De igual modo, são bravas as palavras de Eduardo Lourenço num conhecido ensaio intitulado A chama plural, justamente sobre a língua portuguesa e as culturas de língua portuguesa. Ao escrever sobre a vitalidade da língua, Lourenço atribui-a a académicos e linguistas, mas diz que…
ela é sobretudo, obra dos que a trabalham ou a sonham como exploradores de um continente desconhecido: romancistas, dramaturgos, poetas, sobretudo, que não apenas os que assim se chamam mas todos os que na quotidiana vida inventam sem cessar as expressões de que precisam para não se perder o tempo que passa, do mundo que se renova e transfigura.
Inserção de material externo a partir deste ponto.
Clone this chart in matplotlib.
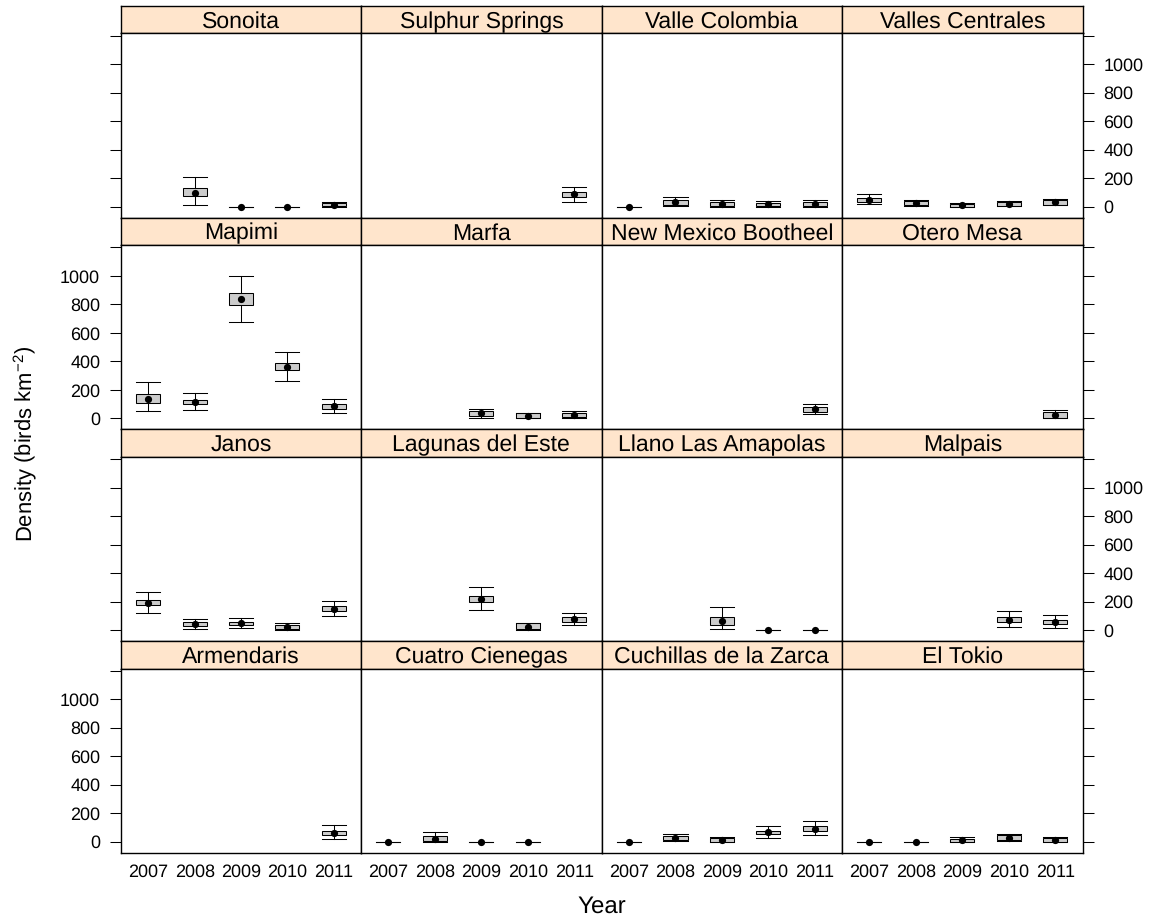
import numpy as np
import matplotlib
matplotlib.use('Agg')
import matplotlib.pyplot as plt

plt.rcParams['font.family'] = ['Liberation Sans', 'DejaVu Sans']
plt.rcParams['mathtext.fontset'] = 'custom'
plt.rcParams['mathtext.rm'] = 'Liberation Sans'
plt.rcParams['mathtext.default'] = 'regular'
plt.rcParams['text.hinting'] = 'no_hinting'
plt.rcParams['text.hinting_factor'] = 1

W, H = 1153, 922
n = np.nan

years = [2007, 2008, 2009, 2010, 2011]
y_ticks = [0, 200, 400, 600, 800, 1000, 1200]
y_labels = ['0', '200', '400', '600', '800', '1000', '']

# panels from the top row down
sites = [
    'Sonoita', 'Sulphur Springs', 'Valle Colombia', 'Valles Centrales',
    'Mapimi', 'Marfa', 'New Mexico Bootheel', 'Otero Mesa',
    'Janos', 'Lagunas del Este', 'Llano Las Amapolas', 'Malpais',
    'Armendaris', 'Cuatro Cienegas', 'Cuchillas de la Zarca', 'El Tokio',
]

density = [
    [n, 98, 0, 0, 12], [n, n, n, n, 86], [0, 30, 19, 16, 16], [47, 23, 9, 21, 33],
    [133, 115, 837, 362, 84], [n, n, 35, 19, 26], [n, n, n, n, 63], [n, n, n, n, 26],
    [192, 42, 47, 21, 150], [n, n, 217, 21, 75], [n, n, 61, 0, 0], [n, n, n, 72, 56],
    [n, n, n, n, 61], [0, 21, 0, 0, n], [0, 28, 12, 65, 91], [0, 0, 12, 26, 14],
]
lower = [
    [n, 12, 0, 0, 0], [n, n, n, n, 35], [0, 5, 0, 0, 0], [16, 5, 0, 5, 12],
    [51, 56, 674, 262, 40], [n, n, 5, 0, 0], [n, n, n, n, 28], [n, n, n, n, 0],
    [117, 9, 16, 2, 98], [n, n, 138, 2, 33], [n, n, 9, 0, 0], [n, n, n, 23, 16],
    [n, n, n, n, 16], [0, 0, 0, 0, n], [0, 5, 0, 28, 49], [0, 0, 0, 5, 0],
]
box_low = [
    [n, 75, 0, 0, 2], [n, n, n, n, 70], [0, 10, 2, 2, 5], [33, 9, 1, 7, 14],
    [105, 98, 795, 337, 68], [n, n, 16, 2, 7], [n, n, n, n, 44], [n, n, n, n, 2],
    [173, 28, 33, 9, 133], [n, n, 194, 5, 56], [n, n, 37, 0, 0], [n, n, n, 54, 42],
    [n, n, n, n, 44], [0, 2, 0, 0, n], [0, 9, 1, 54, 77], [0, 0, 1, 9, 1],
]
box_high = [
    [n, 128, 0, 0, 23], [n, n, n, n, 100], [0, 47, 35, 28, 35], [58, 40, 19, 30, 44],
    [168, 131, 877, 388, 98], [n, n, 51, 35, 40], [n, n, n, n, 82], [n, n, n, n, 47],
    [210, 58, 58, 35, 168], [n, n, 240, 47, 91], [n, n, 89, 0, 0], [n, n, n, 91, 70],
    [n, n, n, n, 75], [0, 40, 0, 0, n], [0, 42, 26, 77, 107], [0, 0, 21, 44, 28],
]
upper = [
    [n, 208, 0, 0, 30], [n, n, n, n, 140], [0, 65, 47, 40, 44], [89, 44, 23, 37, 51],
    [255, 175, 1000, 463, 138], [n, n, 63, 40, 51], [n, n, n, n, 98], [n, n, n, n, 58],
    [267, 75, 82, 47, 206], [n, n, 299, 47, 121], [n, n, 161, 0, 0], [n, n, n, 135, 107],
    [n, n, n, n, 119], [0, 70, 0, 0, n], [0, 54, 30, 107, 142], [0, 0, 30, 54, 35],
]

col_edges = [121, 361, 601.7, 842, 1082.7]
strip_tops = [6, 217.7, 429.4, 641]
strip_h = 27.5
panel_h = 184.2


def px_axes(left, top, right, bottom):
    return fig.add_axes([left / W, 1 - bottom / H, (right - left) / W, (bottom - top) / H])


fig = plt.figure(figsize=(W / 100, H / 100), dpi=100)

for i, site in enumerate(sites):
    row, col = divmod(i, 4)
    left, right = col_edges[col], col_edges[col + 1]
    top = strip_tops[row]

    # strip
    st = px_axes(left, top, right, top + strip_h)
    st.set_facecolor('#FFE5CC')
    st.set_xticks([]), st.set_yticks([])
    st.text(0.5, 0.2, site, transform=st.transAxes, ha='center', va='baseline', fontsize=16.7)

    ax = px_axes(left, top + strip_h, right, top + strip_h + panel_h)
    stats = []
    pos = []
    for j in range(len(years)):
        if np.isnan(density[i][j]):
            continue
        pos.append(j + 1)
        stats.append({'med': density[i][j], 'q1': box_low[i][j], 'q3': box_high[i][j],
                      'whislo': lower[i][j], 'whishi': upper[i][j], 'fliers': []})
    ax.bxp(stats, positions=pos, widths=0.52, capwidths=0.52, patch_artist=True, showfliers=False,
           boxprops=dict(facecolor='#CCCCCC', edgecolor='black', linewidth=0.75),
           whiskerprops=dict(color='black', linewidth=0.75),
           capprops=dict(color='black', linewidth=0.75),
           medianprops=dict(linewidth=0))
    ax.plot(pos, [density[i][p - 1] for p in pos], 'o', color='black', ms=5.2, mew=0, zorder=5)

    ax.set_xlim(0.41, 5.59)
    ax.set_ylim(-77, 1215)
    ax.set_xticks(range(1, 6))
    ax.set_yticks(y_ticks)
    ax.tick_params(axis='x', length=0, pad=8, labelsize=13)
    ax.set_xticklabels([str(y) for y in years] if row == 3 else [''] * 5)

    # alternating y axis, like lattice
    if col == 0 or col == 3:
        ax.set_yticklabels(y_labels)
        ax.tick_params(axis='y', length=8, width=0.75, labelsize=13, pad=7,
                       left=col == 0, right=col == 3,
                       labelleft=col == 0 and row % 2 == 1,
                       labelright=col == 3 and row % 2 == 0)
    else:
        ax.tick_params(axis='y', left=False, labelleft=False)

    for a in (ax, st):
        for s in a.spines.values():
            s.set_linewidth(1.0)

fig.text(25 / W, 1 - 443.5 / H, 'Density (birds km$^{-2}$)', rotation=90, ha='center', va='center', fontsize=15.6)
fig.text(602 / W, 1 - 907 / H, 'Year', ha='center', va='center', fontsize=17)

fig.savefig('out.png', dpi=100)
Teremos nós a bravura para assumir a responsabilidade da criação, da invenção? Teremos nós a bravura de nos deixarmos envolver (que não levar) pelo movimento do tempo? Reconhecemos no outro o poeta que ele pode ver em nós?
Termino com versos. São estes, são todos os outros; porque na poesia − na língua − nos movemos e nos encontramos.
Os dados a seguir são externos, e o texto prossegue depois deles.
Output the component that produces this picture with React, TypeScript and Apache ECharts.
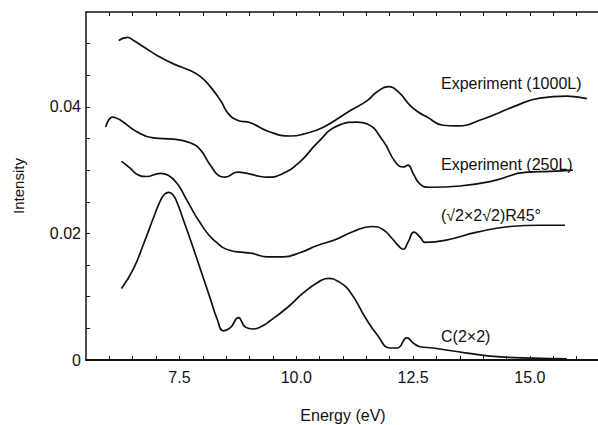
import React, { useEffect, useRef } from "react";
import * as echarts from "echarts";

// Experiment (1000L)
const exp1000Energy = [6.20, 6.39, 6.52, 6.73, 7.03, 7.37, 7.74, 7.95, 8.16, 8.38, 8.55, 8.74, 9.02, 9.38, 9.87, 10.15, 10.58, 11.15, 11.52, 11.73, 11.97, 12.18, 12.44, 12.61, 12.80, 13.14, 13.44, 14.0, 14.64, 15.21, 15.79, 16.22];
const exp1000Intensity = [0.0505, 0.0510, 0.0505, 0.0495, 0.0481, 0.0468, 0.0457, 0.0448, 0.0432, 0.0410, 0.0389, 0.0379, 0.0375, 0.0362, 0.0354, 0.0357, 0.0368, 0.0394, 0.0410, 0.0424, 0.0432, 0.0424, 0.0402, 0.0392, 0.0384, 0.0371, 0.0370, 0.0381, 0.0400, 0.0414, 0.0417, 0.0413];

// Experiment (250L)
const exp250Energy = [5.92, 6.07, 6.24, 6.56, 6.94, 7.37, 7.74, 7.95, 8.16, 8.38, 8.48, 8.74, 8.95, 9.23, 9.38, 9.72, 10.09, 10.45, 10.88, 11.30, 11.52, 11.86, 12.12, 12.29, 12.39, 12.50, 12.65, 12.86, 13.50, 14.21, 14.94, 15.43, 15.92];
const exp250Intensity = [0.0368, 0.0384, 0.0379, 0.0362, 0.0351, 0.0349, 0.0343, 0.0332, 0.0308, 0.0290, 0.0289, 0.0297, 0.0295, 0.0290, 0.0289, 0.0295, 0.0314, 0.0343, 0.0370, 0.0376, 0.0373, 0.0346, 0.0313, 0.0305, 0.0308, 0.0295, 0.0278, 0.0273, 0.0275, 0.0283, 0.0297, 0.0298, 0.0300];

// (√2×2√2)R45°
const r45Energy = [6.26, 6.45, 6.58, 6.79, 7.09, 7.26, 7.46, 7.67, 7.95, 8.23, 8.59, 8.87, 9.08, 9.38, 9.72, 10.09, 10.45, 10.83, 11.22, 11.62, 11.86, 12.05, 12.18, 12.29, 12.39, 12.52, 12.65, 12.76, 13.18, 13.87, 14.57, 15.21, 15.75];
const r45Intensity = [0.0314, 0.0303, 0.0294, 0.0290, 0.0295, 0.0292, 0.0278, 0.0251, 0.0216, 0.0190, 0.0173, 0.0170, 0.0168, 0.0163, 0.0163, 0.0170, 0.0181, 0.0190, 0.0203, 0.0211, 0.0206, 0.0192, 0.0181, 0.0175, 0.0186, 0.0202, 0.0194, 0.0186, 0.0189, 0.0202, 0.0211, 0.0213, 0.0213];

// C(2×2)
const c2x2Energy = [6.26, 6.52, 6.73, 6.93, 7.08, 7.18, 7.27, 7.36, 7.47, 7.60, 7.74, 7.95, 8.16, 8.31, 8.44, 8.59, 8.76, 8.91, 9.08, 9.23, 9.44, 9.81, 10.15, 10.45, 10.68, 10.90, 11.15, 11.47, 11.73, 12.01, 12.16, 12.37, 12.50, 12.65, 12.93, 13.65, 14.36, 15.06, 15.79];
const c2x2Intensity = [0.0113, 0.0145, 0.0183, 0.0222, 0.0250, 0.0262, 0.0265, 0.0261, 0.0245, 0.0218, 0.0189, 0.0143, 0.0097, 0.0064, 0.0046, 0.0051, 0.0067, 0.0052, 0.0049, 0.0052, 0.0062, 0.0083, 0.0106, 0.0122, 0.0129, 0.0124, 0.0108, 0.0068, 0.0040, 0.0019, 0.0019, 0.0035, 0.0027, 0.0021, 0.0019, 0.0011, 0.0005, 0.0003, 0.0002];

const seriesNames = ["Experiment (1000L)", "Experiment (250L)", "(√2×2√2)R45°", "C(2×2)"];
const xTickLabels = [7.5, 10, 12.5, 15];
const xMinorTicks = [6, 6.5, 7, 7.5, 8, 8.5, 9, 9.5, 10, 10.5, 11, 11.5, 12, 12.5, 13, 13.5, 14, 14.5, 15, 15.5, 16];
const yTickLabels = [0, 0.02, 0.04];
const yMinorTicks = [0, 0.005, 0.01, 0.015, 0.02, 0.025, 0.03, 0.035, 0.04, 0.045, 0.05];

const FONT = "'Liberation Sans', Arial, Helvetica, sans-serif";

const zip = (xs: number[], ys: number[]) => xs.map((x, i) => [x, ys[i]]);

export default function App() {
  const ref = useRef<HTMLDivElement>(null);
  useEffect(() => {
    document.body.style.margin = "0";
    const chart = echarts.init(ref.current!, null, { renderer: "svg" });
    const lineStyle = { color: "#111", width: 1.7 };
    const mkSeries = (name: string, xs: number[], ys: number[]) => ({
      name,
      type: "line",
      data: zip(xs, ys),
      smooth: 0.5,
      symbol: "none",
      lineStyle,
    });
    const labelPos = [
      { x: 441, y: 83 },
      { x: 441, y: 164 },
      { x: 441, y: 215 },
      { x: 441, y: 336 },
    ];
    chart.setOption({
      animation: false,
      backgroundColor: "#fff",
      grid: { left: 86, top: 12, width: 514, height: 348, outerBoundsMode: "none", containLabel: false },
      xAxis: [
        {
          type: "value",
          min: 5.5,
          max: 16.5,
          position: "bottom",
          name: "Energy (eV)",
          nameLocation: "middle",
          nameGap: 47,
          nameTextStyle: { fontFamily: FONT, fontSize: 16, color: "#111" },
          axisLine: { lineStyle: { color: "#111", width: 2 } },
          axisTick: { inside: true, length: 4, customValues: xMinorTicks, lineStyle: { color: "#111" } },
          axisLabel: {
            customValues: xTickLabels,
            margin: 9,
            fontFamily: FONT,
            fontSize: 16,
            color: "#111",
            formatter: (v: number) => v.toFixed(1),
          },
          splitLine: { show: false },
        },
        {
          type: "value",
          min: 5.5,
          max: 16.5,
          position: "top",
          axisLine: { lineStyle: { color: "#111", width: 1.5 } },
          axisTick: { inside: true, length: 4, customValues: xMinorTicks, lineStyle: { color: "#111" } },
          axisLabel: { show: false },
          splitLine: { show: false },
        },
      ],
      yAxis: {
        type: "value",
        min: 0,
        max: 0.055,
        name: "Intensity",
        nameLocation: "middle",
        nameGap: 60,
        nameTextStyle: { fontFamily: FONT, fontSize: 15, color: "#111" },
        axisLine: { show: true, lineStyle: { color: "#111", width: 1.5 } },
        axisTick: { inside: true, length: 4, customValues: yMinorTicks, lineStyle: { color: "#111" } },
        axisLabel: {
          customValues: yTickLabels,
          margin: 5,
          fontFamily: FONT,
          fontSize: 16,
          color: "#111",
          formatter: (v: number) => (v === 0 ? "0" : v.toFixed(2)),
        },
        splitLine: { show: false },
      },
      graphic: seriesNames.map((t, i) => ({
        type: "text",
        x: labelPos[i].x,
        y: labelPos[i].y,
        style: {
          text: t,
          fill: "#111",
          fontFamily: FONT,
          fontSize: 16,
          textVerticalAlign: "middle",
          textAlign: "left",
        },
      })),
      series: [
        mkSeries(seriesNames[0], exp1000Energy, exp1000Intensity),
        mkSeries(seriesNames[1], exp250Energy, exp250Intensity),
        mkSeries(seriesNames[2], r45Energy, r45Intensity),
        mkSeries(seriesNames[3], c2x2Energy, c2x2Intensity),
      ],
    });
    return () => chart.dispose();
  }, []);
  return <div ref={ref} style={{ width: 598, height: 425 }} />;
}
Um só poema basta para atingir a terra,
caminho de todos os poemas,
sinal de todas as graças,
poço de todas as águas,
tenham ou não tenham olhos que as chorem
[…]
E o poema infiltra-se de perto,
deixando à superfície
uma ligeira espuma poética representando o poeta
de olhos abertos para a espiral dos tempos.
Jorge de Sena, Espiral, 21/3/1942
No centenário do nascimento do poeta Jorge de Sena.